Adding x86_64_v{1,2,3,4} platform tags is another possibility, but it would require a means of detecting the appropriate version (in pure Python, because many packaging tools can’t or won’t depend on C extensions).

I don’t think build tools should do anything like that by default, except if it’s part of their advertised feature set. Offering flags to easily select x86-64-v<N> however could be desirable, as long as the default remains the baseline x86-64 feature set.


As someone that’s familiar with this problem, but hasn’t engaged in prior discussions around the solutions, I found this summary exceedingly helpful – thank you for putting it together.

A question on the “elements of a satisfactory solution”: should users be required (or not) to indicate in advance which accelerators they want to include in their installation?

E.g., compare specifying jax[gpu-nvidia] as the input dependency, vs. a system that automatically inferred whether GPU support was present and automatically selected jax[gpu-nvidia] given the jax requirement.


I hesitate to pursue any automatic selection of implementation. There’s such a broad spectrum of hardware and of problems that I don’t think we could do it justice. We should loudly advertise what hardware is available to be selected, but I think we should stop shy of defaulting.

For example, if we always default to gpu-nvidia if any sort of NVIDIA hardware is present, then we could end up picking my workstation’s GT 1030 barebones GPU, when there’s a Threadripper that could better serve the problem. Perhaps that’s an edge case, with CPUs typically being less powerful, and GPUs typically being more powerful.

Separately, I would prefer for the “selector” to be a configuration parameter or package unto itself, such that instead of specifying jax[gpu-nvidia], you would instead have a config section like:


Where gpu-nvidia would dispatch to some optimal match for the hardware that’s present, and cpu-x86_64 would dispatch to some optimal match for the CPU that’s present. The cpu precedence would take place if GPU packages were not available (perhaps like Flint in the examples that Oscar has provided).

Alternatively, it could be specified with a package installation, though this makes hierarchies harder or impossible to express in nice, general ways.

pip install hardware-select-gpu-nvidia
pip install hardware-fallback-cpu-x86_64
pip install jax
# jax for NVIDIA GPU is installed if available, or else CPU fallback gets installed

The point is that we should decouple hardware implementation from individual package specs, and instead prefer it to be a broader, perhaps environment-level, if not system-level property.

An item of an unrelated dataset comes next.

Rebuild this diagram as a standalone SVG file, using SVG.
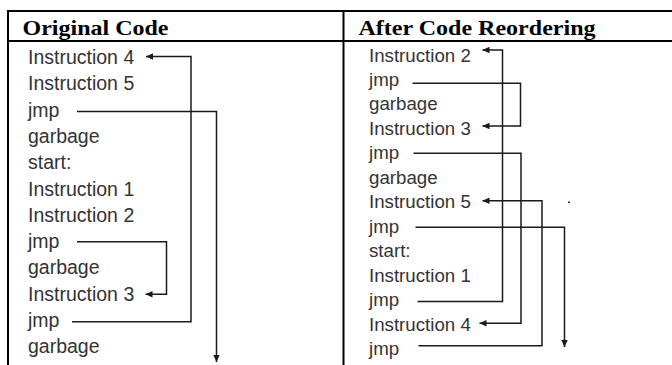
<svg xmlns="http://www.w3.org/2000/svg" width="672" height="365" viewBox="0 0 672 365">
<defs>
<marker id="ah" markerWidth="8" markerHeight="8" refX="7" refY="4" orient="auto" markerUnits="userSpaceOnUse">
<path d="M0,0.8 L7,4 L0,7.2 Z" fill="#1a1a1a"/>
</marker>
<style>
.hd{font-family:"Liberation Serif","Times New Roman",serif;font-weight:bold;font-size:22px;fill:#000}
.l{font-family:"Liberation Sans",Arial,sans-serif;font-size:19.5px;fill:#333}
.r{font-family:"Liberation Sans",Arial,sans-serif;font-size:18.7px;fill:#333}
.tb{stroke:#000;stroke-width:2;fill:none}
.cn{stroke:#1a1a1a;stroke-width:1.5;fill:none;marker-end:url(#ah)}
</style>
</defs>
<rect width="672" height="365" fill="#fff"/>
<g id="table">
<line class="tb" x1="7" y1="11" x2="672" y2="11"/>
<line class="tb" x1="7" y1="41" x2="672" y2="41"/>
<line class="tb" x1="8" y1="10" x2="8" y2="365"/>
<line class="tb" x1="343.5" y1="10" x2="343.5" y2="365"/>
<text class="hd" x="22.5" y="35" textLength="146" lengthAdjust="spacingAndGlyphs">Original Code</text>
<text class="hd" x="358.5" y="35" textLength="237" lengthAdjust="spacingAndGlyphs">After Code Reordering</text>
</g>
<g id="original-code">
<text class="l" x="28" y="64">Instruction 4</text>
<text class="l" x="28" y="90.3">Instruction 5</text>
<text class="l" x="28" y="116.6">jmp</text>
<text class="l" x="28" y="142.9">garbage</text>
<text class="l" x="28" y="169.2">start:</text>
<text class="l" x="28" y="195.5">Instruction 1</text>
<text class="l" x="28" y="221.8">Instruction 2</text>
<text class="l" x="28" y="248.1">jmp</text>
<text class="l" x="28" y="274.4">garbage</text>
<text class="l" x="28" y="300.7">Instruction 3</text>
<text class="l" x="28" y="327">jmp</text>
<text class="l" x="28" y="353.3">garbage</text>
</g>
<g id="reordered-code">
<text class="r" x="369" y="61.5">Instruction 2</text>
<text class="r" x="369" y="86">jmp</text>
<text class="r" x="369" y="110.4">garbage</text>
<text class="r" x="369" y="134.9">Instruction 3</text>
<text class="r" x="369" y="159.3">jmp</text>
<text class="r" x="369" y="183.8">garbage</text>
<text class="r" x="369" y="208.2">Instruction 5</text>
<text class="r" x="369" y="232.7">jmp</text>
<text class="r" x="369" y="257.1">start:</text>
<text class="r" x="369" y="281.6">Instruction 1</text>
<text class="r" x="369" y="306">jmp</text>
<text class="r" x="369" y="330.5">Instruction 4</text>
<text class="r" x="369" y="354.9">jmp</text>
</g>
<g id="connectors">
<path class="cn" d="M72,321.7 H191 V56.5 H146"/>
<path class="cn" d="M77,111.5 H216.5 V362"/>
<path class="cn" d="M77,241.7 H166.5 V294.3 H145.5"/>
<path class="cn" d="M417.5,301.5 H502.5 V50 H482.5"/>
<path class="cn" d="M412.5,83.3 H520.5 V126 H482.5"/>
<path class="cn" d="M413.5,153.3 H521 V323.3 H479.5"/>
<path class="cn" d="M418.5,345.7 H542 V200.7 H482.5"/>
<path class="cn" d="M415.5,227.3 H564.5 V347"/>
</g>
<rect x="568" y="201.5" width="2" height="1.5" fill="#333"/>
</svg>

I opened a separate discussion to describe a variant of selector packages that makes the metadata more statically analysable.

1 Like

Not quite – you can do something like cp39-none+cuda12-manylinux2010_x86_64 or something equivalent in the existing compatibility tags. What we don’t have is the ability to add hypenated selectors, but we could augment platform and ABI tags to enable selection within those.

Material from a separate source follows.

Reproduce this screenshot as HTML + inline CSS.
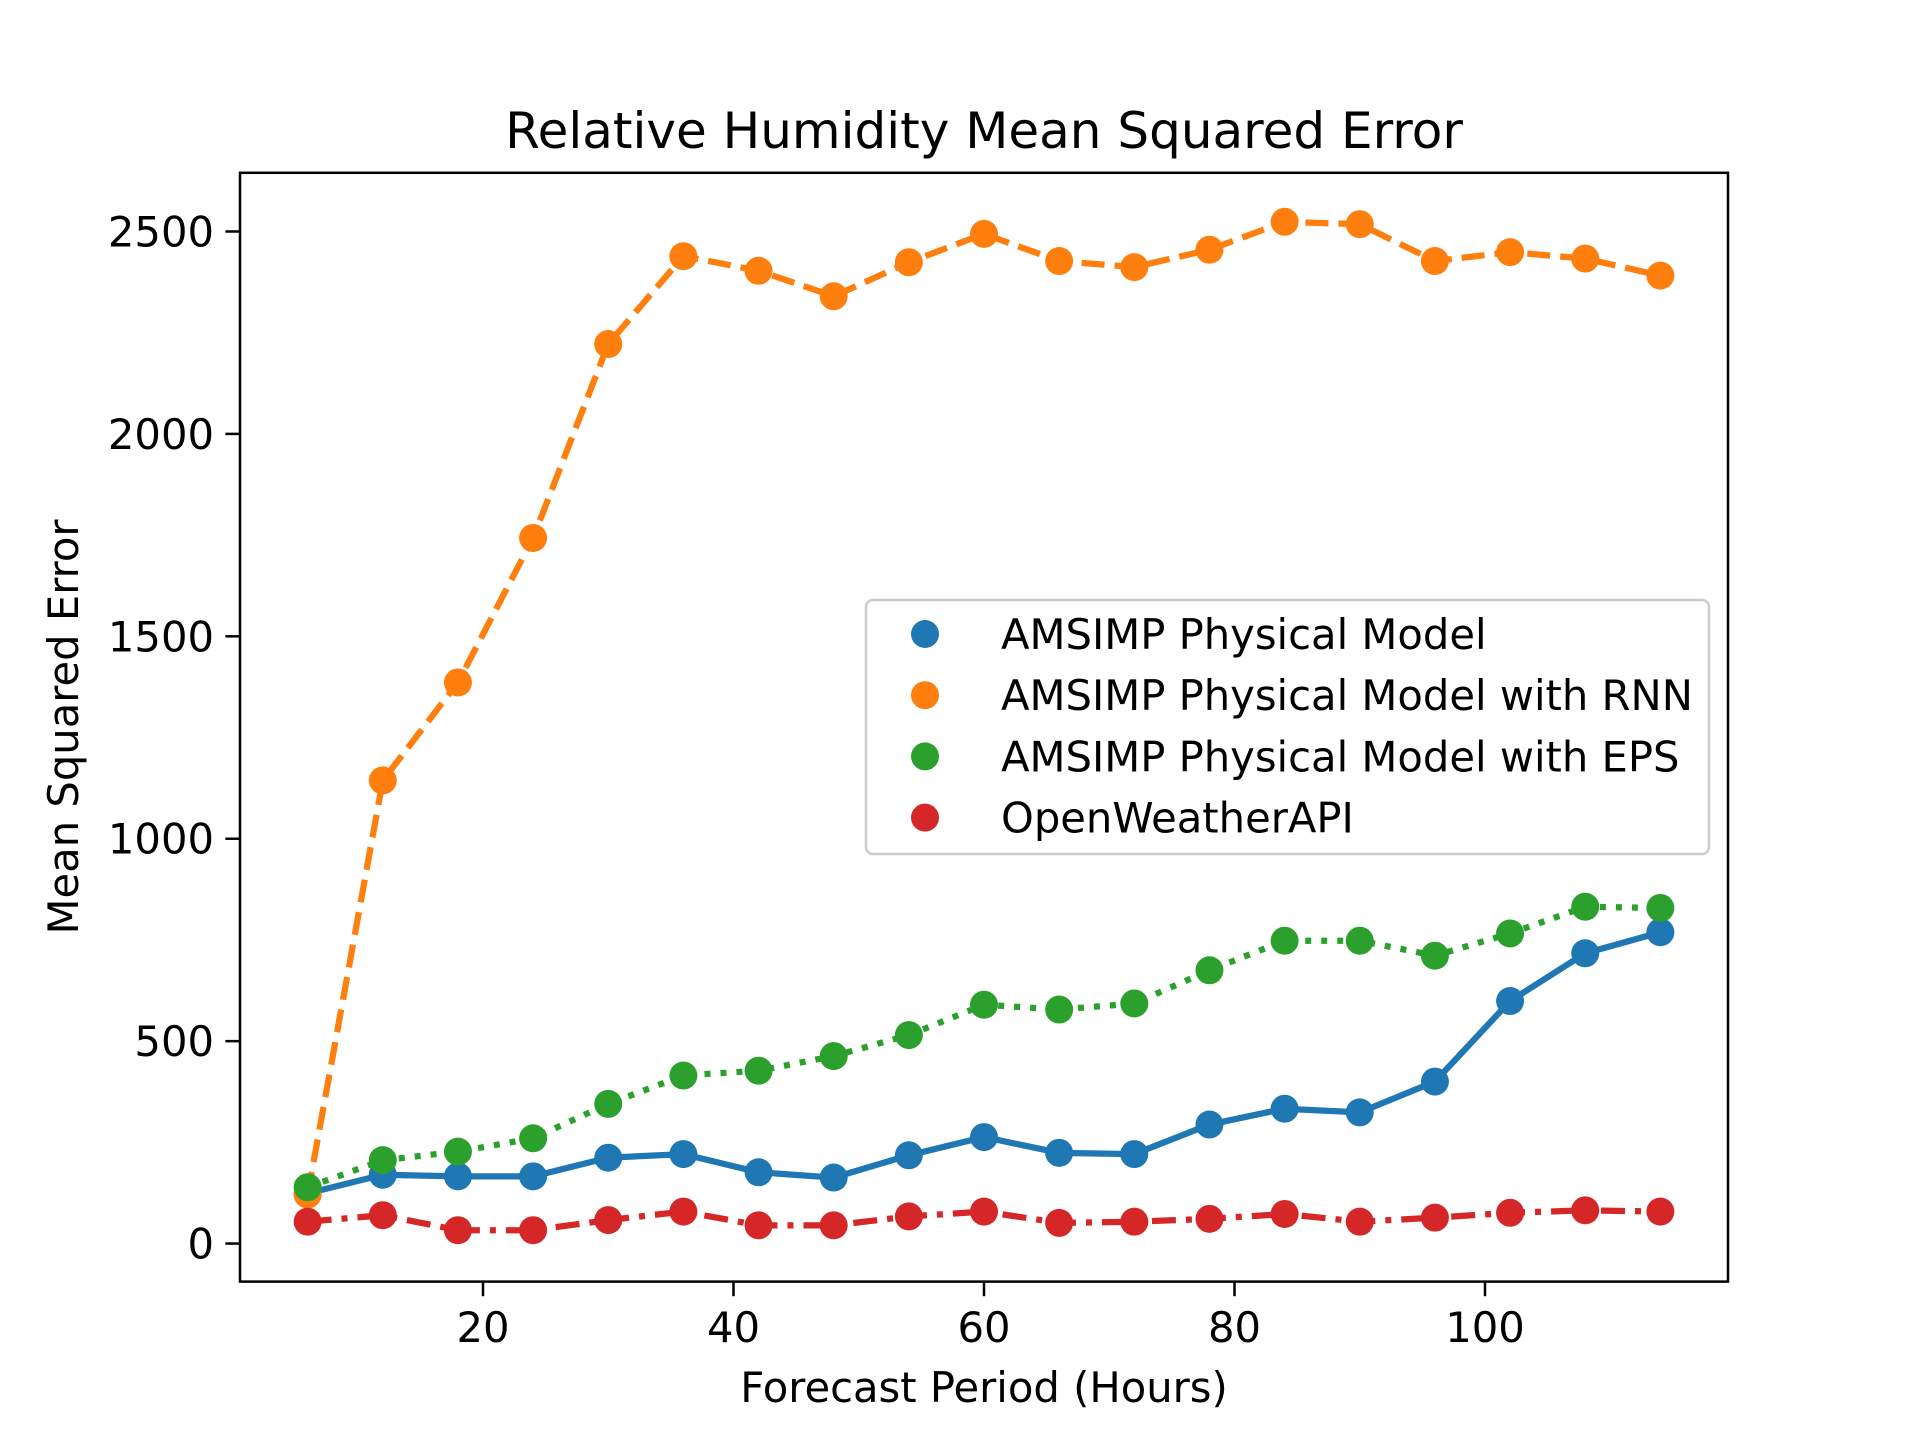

It might be worth looking at Spack, Conda etc to identify the various ways that we could encode the ABI compatibility story as well as some encoding of platform support beyond the OS alone.


Thanks for that clarification! It definitely makes things less restricted than I thought.

The way that Conda encodes arbitrary metadata is that it tracks any kind of variant input. It does so by knowing what variables are present in a recipe, and then finding if/where those variables get used. It also takes account of whether more than one value is present. These are designated “used variables” and they go into a file, “hash_input.json,” which is a dictionary with variable name as key, and variable value as value. This hash_input.json file gets hashed, and that hash is appended to the filename.

This hash approach seems like it might make it hard or impossible to sort filenames without understanding the metadata that went into the hash. To Conda, that doesn’t matter, because any of this metadata that matters would already be extracted to the central, consolidated repodata.json. Perhaps PEP 658 would make this feasible.


Not trying to stoke a fire or pass judgement, but is this another example of a similar style of selector package from tensorrt?